Let the Tears Break Free

by | Mar 1, 2017 | 2 Those Who Mourn

Tears break free in the evening of love.

Blessed are those who mourn, for they will be comforted (Matthew 5:4).

The Bereaved Visitor

With dammed up tears and a slight lump in her throat, a lovely young woman pushes through college classes, clubs, road trips, and hanging out with friends. She scarcely notices the feelings.
Then she hears a chord from one of her father’s favorite songs, sees a smile disarmingly like his, or receives a surprise visit from him in the theater of her imagination.
Tears break free.
Her dad died just a few months ago. She wonders when the pain will end.
She visits me for counseling. She worries that this struggle against tears will interfere with her work and shatter her image of keeping it all together. Unless she sees that image in the mirror and feels confident that others see the same, she fears she will collapse.
She is legion, having visited often through the weeks and years, with differing names, faces, and journeys but a shared wound of bereavement. I offer silence, resonance, and companionship in the aching irreversibility of loss.

A Word on Tears

However, when she repeats her exasperation over the difficulty controlling tears, I offer a few extra words:
Grief is the evening of love. It returns, as evenings do.
But unlike the sun’s cycling, love is wild. Have you ever fallen in love? Note the word: fallen. Out-of-control. Exhilarating, sometimes like a roller-coaster.
Maybe you have not fallen in love romantically yet. Don’t rush it.

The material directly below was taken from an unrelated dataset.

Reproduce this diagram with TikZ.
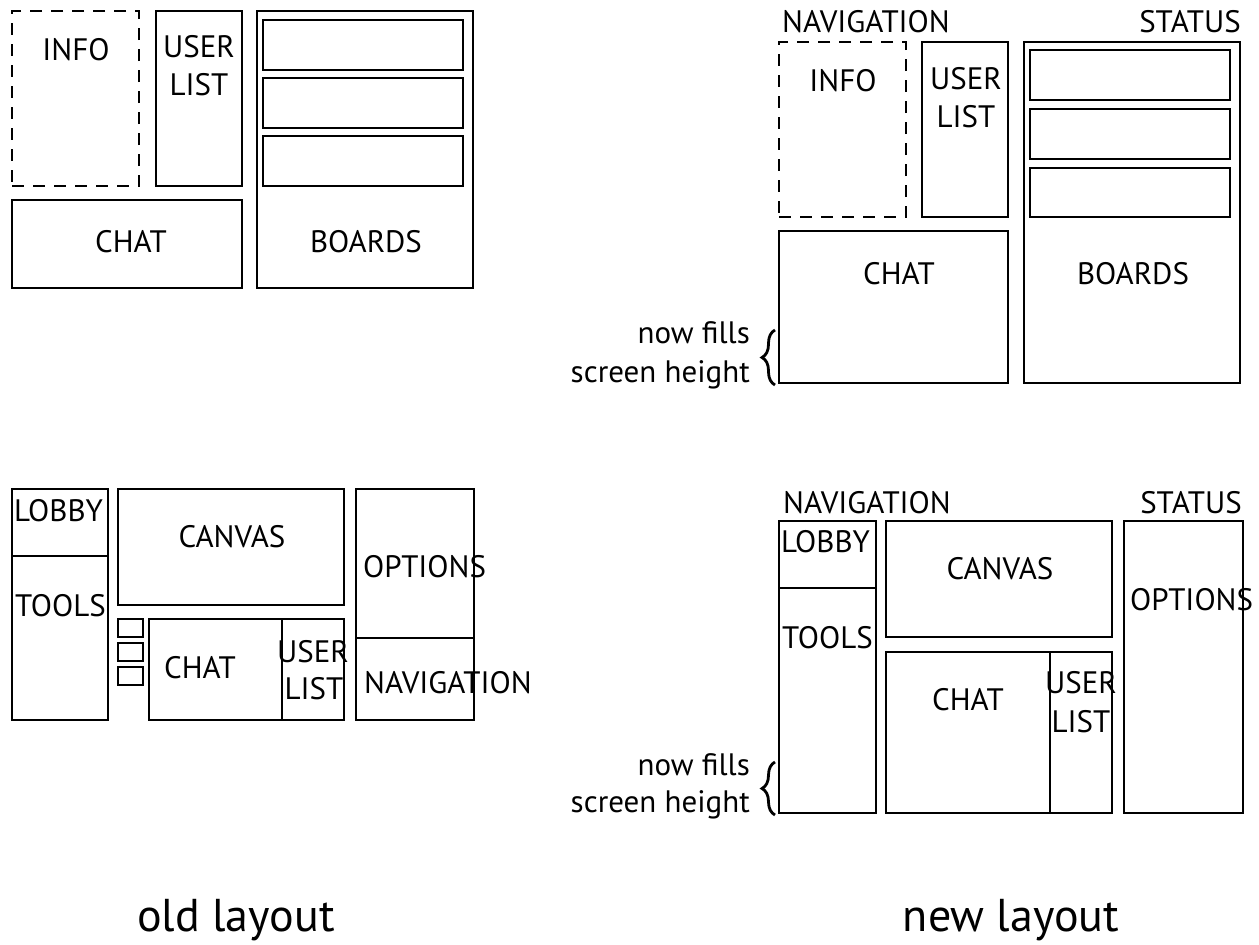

But yes, you have fallen in love with your favorite pet, with this college, even with your father when you were too young to remember.
You don’t manage love. Love takes charge, and you manage yourself amid its vicissitudes as best you can. But love is like the wind and tide, and you ride it for all it’s worth. Other hands steer.
So here in the evening of love, tears come. Let them. You are loving your father when you cry. Don’t indulge it. Don’t do it to get attention from others because that’s not love any more. But don’t fight it either. Find your place and time to cry.
It will get better. But that does not mean your love for your father will end. It shapes and opens you to keep receiving the love God started sending through him and still sends. You just settle in to the reality.
But ten years from now, when you hear that chord, see that smile in a crowd, or get that surprise visit in your dreams or reveries, tears may come. Don’t ask whether you are okay. Loving is much better than being okay.